Unfortunately, the rain kept coming and the horses weren’t any less hungry; it wasn’t long before there was only one bale left and that last bale was to skinny to sleep on.

“My bed disintegrated as I fed the horses.”

Now Hoerdt needed another plan and there was only one solution: “I slept in my car,” he said of a 1979 Camaro.

“I ended up sleeping in that car for two or three weeks.

“Looking back it was poverty and not the lifestyle you want to live. I would even eat sweet horse feed mixed with milk.

“It didn’t seem like a big deal at the time.

“In some ways that was the best of times. There were no mortgages to deal with. I just had to worry about myself.

“It was the way a lot of young horsemen lived while trying to get into the business. You would do anything to keep going,” said Hoerdt, who had worked with horses with his dad, Fred, and his older brother Glen – the latter a former trainer/driver himself – from the time he was six years old - “Ever since I was old enough to pick up a horse’s foot and clean it up.”

The Camaro itself is a story.

“I bought the car for $3,900 when I turned 16. It was just about all the money I had.”

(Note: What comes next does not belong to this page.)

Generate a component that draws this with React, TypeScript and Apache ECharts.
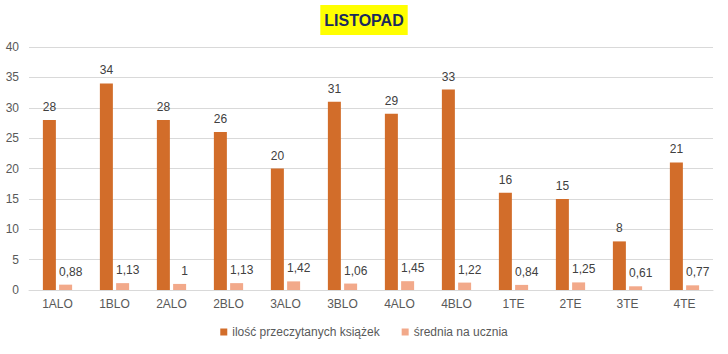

The money had come courtesy from Sarepta Mile, the first horse Hoerdt ever owned.

“My dad, Fred, gave me half of the horse when I was 14. I would jog the horse after school and before school,” said Hoerdt.

Sarepta Mile was a life changer.

“That horse did real good for me. I had money in my pocket for a change – the first money I ever had from the work I had done. I ended up selling half of the horse to Glen so I had even more money. That’s when I bought the car.”

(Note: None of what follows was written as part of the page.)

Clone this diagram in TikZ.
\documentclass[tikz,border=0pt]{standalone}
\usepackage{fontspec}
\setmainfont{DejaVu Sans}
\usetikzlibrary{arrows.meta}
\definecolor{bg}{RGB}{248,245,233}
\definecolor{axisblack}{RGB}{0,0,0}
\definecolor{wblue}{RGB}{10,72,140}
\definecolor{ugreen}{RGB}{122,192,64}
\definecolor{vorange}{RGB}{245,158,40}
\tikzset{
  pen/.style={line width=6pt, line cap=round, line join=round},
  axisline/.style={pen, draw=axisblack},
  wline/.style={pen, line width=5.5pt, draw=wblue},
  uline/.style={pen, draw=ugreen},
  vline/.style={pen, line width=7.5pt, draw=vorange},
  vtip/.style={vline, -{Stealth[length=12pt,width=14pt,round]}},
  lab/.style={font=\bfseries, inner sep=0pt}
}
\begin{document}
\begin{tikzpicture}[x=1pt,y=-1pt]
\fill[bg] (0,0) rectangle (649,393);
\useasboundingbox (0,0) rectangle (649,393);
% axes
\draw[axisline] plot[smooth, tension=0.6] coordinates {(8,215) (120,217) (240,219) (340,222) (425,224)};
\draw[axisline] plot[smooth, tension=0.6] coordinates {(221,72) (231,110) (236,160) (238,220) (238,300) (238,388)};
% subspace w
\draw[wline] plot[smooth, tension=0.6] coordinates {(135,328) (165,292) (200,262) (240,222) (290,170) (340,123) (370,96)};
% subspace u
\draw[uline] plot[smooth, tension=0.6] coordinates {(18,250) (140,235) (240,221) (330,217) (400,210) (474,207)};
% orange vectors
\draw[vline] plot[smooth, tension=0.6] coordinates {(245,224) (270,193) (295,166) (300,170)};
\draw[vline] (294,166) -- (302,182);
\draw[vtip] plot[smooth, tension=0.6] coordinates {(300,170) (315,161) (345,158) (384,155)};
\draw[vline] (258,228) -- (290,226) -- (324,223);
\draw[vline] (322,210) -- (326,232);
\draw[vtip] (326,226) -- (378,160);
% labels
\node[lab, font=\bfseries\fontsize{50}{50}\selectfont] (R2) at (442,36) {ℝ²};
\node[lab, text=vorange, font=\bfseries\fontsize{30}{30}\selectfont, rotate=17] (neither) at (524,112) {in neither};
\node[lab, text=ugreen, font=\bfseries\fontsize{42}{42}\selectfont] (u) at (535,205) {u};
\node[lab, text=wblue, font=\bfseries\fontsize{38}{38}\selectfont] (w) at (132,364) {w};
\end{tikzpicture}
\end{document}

It was also when, much to the chagrin of his father, Hoerdt quit school after Grade 8.

“Horse racing was too easy; I figured there was no point in staying in school.

“I went to work with my brother and then with Ed Tracey for two years,” he said of the legendary Alberta horseman.

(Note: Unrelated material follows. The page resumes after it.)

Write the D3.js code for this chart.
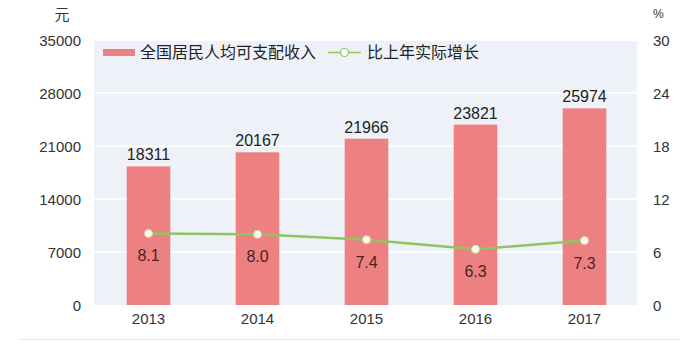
<!DOCTYPE html>
<html><head><meta charset="utf-8">
<script src="https://cdn.jsdelivr.net/npm/d3@7"></script>
<style>
html,body{margin:0;padding:0;background:#fff;}
text{font-family:"Liberation Sans","Noto Sans CJK SC",sans-serif;}
</style></head>
<body><svg id="c" width="692" height="364"></svg>
<script>
const years = ["2013","2014","2015","2016","2017"];
const income = [18311,20167,21966,23821,25974];
const growth = [8.1,8.0,7.4,6.3,7.3];
const leftTicks = [0,7000,14000,21000,28000,35000];
const rightTicks = [0,6,12,18,24,30];
const seriesNames = ["全国居民人均可支配收入","比上年实际增长"];

const svg = d3.select("#c");
const pL = 94, pR = 639, pT = 40, pB = 305;

svg.append("rect").attr("x",pL).attr("y",pT+1).attr("width",637-pL).attr("height",pB-pT-1).attr("fill","#eef2f8");

const x = d3.scaleBand().domain(years).range([pL,pR]).paddingInner(0.6).paddingOuter(0.3);
const yL = d3.scaleLinear().domain([0,35000]).range([pB,pT]);
const yR = d3.scaleLinear().domain([0,30]).range([pB,pT]);

// gridlines
svg.append("g").selectAll("line").data(leftTicks.slice(1,-1)).join("line")
  .attr("x1",pL).attr("x2",637).attr("y1",d=>yL(d)).attr("y2",d=>yL(d))
  .attr("stroke","#ffffff").attr("stroke-width",1.5);

// left axis
const gL = svg.append("g").attr("transform",`translate(81,0)`)
  .call(d3.axisLeft(yL).tickValues(leftTicks).tickSize(0).tickPadding(0).tickFormat(d3.format("d")));
gL.select(".domain").remove();
gL.selectAll("text").attr("font-size",15).attr("fill","#333").attr("dy","0.35em");

// right axis
const gR = svg.append("g").attr("transform",`translate(653,0)`)
  .call(d3.axisRight(yR).tickValues(rightTicks).tickSize(0).tickPadding(0));
gR.select(".domain").remove();
gR.selectAll("text").attr("font-size",15).attr("fill","#333").attr("dy","0.35em");

svg.append("text").attr("x",62).attr("y",20).attr("font-size",15).attr("fill","#333").attr("text-anchor","middle").text("元");
svg.append("text").attr("x",653).attr("y",18).attr("font-size",12).attr("fill","#333").text("%");

// bars
svg.append("g").selectAll("rect").data(income).join("rect")
  .attr("x",(d,i)=>x(years[i])).attr("width",x.bandwidth())
  .attr("y",d=>yL(d)).attr("height",d=>pB-yL(d)).attr("fill","#ed8080");

svg.append("g").selectAll("text").data(income).join("text")
  .attr("x",(d,i)=>x(years[i])+x.bandwidth()/2).attr("y",d=>yL(d)-6)
  .attr("text-anchor","middle").attr("font-size",16).attr("fill","#222").text(d=>d);

// x axis labels
const gX = svg.append("g").attr("transform",`translate(0,${pB})`)
  .call(d3.axisBottom(x).tickSize(0).tickPadding(8));
gX.select(".domain").remove();
gX.selectAll("text").attr("font-size",15).attr("fill","#333");

// line
const cx = (i)=>x(years[i])+x.bandwidth()/2;
svg.append("path").datum(growth)
  .attr("d",d3.line().x((d,i)=>cx(i)).y(d=>yR(d)))
  .attr("fill","none").attr("stroke","#92c462").attr("stroke-width",2.5);
svg.append("g").selectAll("circle").data(growth).join("circle")
  .attr("cx",(d,i)=>cx(i)).attr("cy",d=>yR(d)).attr("r",4)
  .attr("fill","#fffbe8").attr("stroke","#c9dca0").attr("stroke-width",1);
svg.append("g").selectAll("text").data(growth).join("text")
  .attr("x",(d,i)=>cx(i)).attr("y",d=>yR(d)+28)
  .attr("text-anchor","middle").attr("font-size",16).attr("fill","#4a2424").text(d=>d.toFixed(1));

// legend
svg.append("rect").attr("x",103).attr("y",49).attr("width",32).attr("height",7).attr("fill","#ed8080");
svg.append("text").attr("x",140).attr("y",58).attr("font-size",16).attr("fill","#222").text(seriesNames[0]);
svg.append("line").attr("x1",328).attr("x2",361).attr("y1",52.5).attr("y2",52.5).attr("stroke","#92c462").attr("stroke-width",1.5);
svg.append("circle").attr("cx",344.5).attr("cy",52.5).attr("r",4).attr("fill","#fff").attr("stroke","#92c462").attr("stroke-width",1.2);
svg.append("text").attr("x",367).attr("y",58).attr("font-size",16).attr("fill","#222").text(seriesNames[1]);

// bottom rule
svg.append("line").attr("x1",20).attr("x2",680).attr("y1",339.5).attr("y2",339.5).attr("stroke","#e2e2e2").attr("stroke-width",1);
</script></body></html>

Then Hoerdt went to Saskatchewan.

“To get your driver’s license in Alberta you had to work as a trainer for two years. In Saskatchewan it was just one year. That’s why I went there.”

Eventually the rain stopped and the money – albeit a trickle – started to come in.

“I hooked up with another trainer, Glenn Lutz. We pooled our money and got a hotel room. At that time, to me, that was the high life.

“Glenn and I did pretty good. We weren’t going for any money but it was enough to get by. And I wasn’t sleeping on bales of hay anymore.”

When the Regina meet ended Hoerdt went to Winnipeg, Manitoba.

“I had pretty much blown all the money I made in Regina, so I was broke again.

“I phoned my dad and said ‘I’m starving; could you send a guy $50?’ But my dad told me ‘You went on your own to try and make it so you’re on your own now. I can’t help you.’”

But Hoerdt refused to let go of his dream and in 1986 he came back to Alberta.

Continuing to find more Sarepta Miles, Hoerdt has never looked back.

“I ground it out at first with a bunch of cheap horses. But I found good partners and owners that invested with me,” he said of the likes of Erna and Blair Corbeil and Mike McAllister.

Hoerdt is also a partner with the Corbeils in Bedrock Training Centre, just southeast of Beaumont which has stalls for 101 horses, an indoor pool and a five-eighths mile training track, which is built to the same specifications as Northlands Park.

“It just snowballed,” he said of getting horses like Nealies Smartie and Rays Promise. Hoerdt bought Nealies Smartie for $15,000 and ended up making $350,000. He bought Rays Promise for $7,000, made $100,000, sold for $20,000 and then bought back in to win another $100,000.

Then there were pacers like Idle Promises, who won $300,000 in 2005, Blue Star Majesty, who set a single, Alberta-season earnings record of $275,000 in 2006, Trust The Artist, who won the Western Canada Pacing Derby in 2007 and retired with earnings of $600,000, and River Lass, who was named Alberta Horse of the Year in 2010 and holds the track record at Alberta Downs in Lacombe for aged mares.

This past year he also campaigned horses like National Debt, who was named Alberta’s top two-year-old at this past weekend’s Alberta harness awards banquet, and Premium Attaction, who was voted the province’s top three-year-old and is now getting set to campaign at The Meadowlands in New Jersey.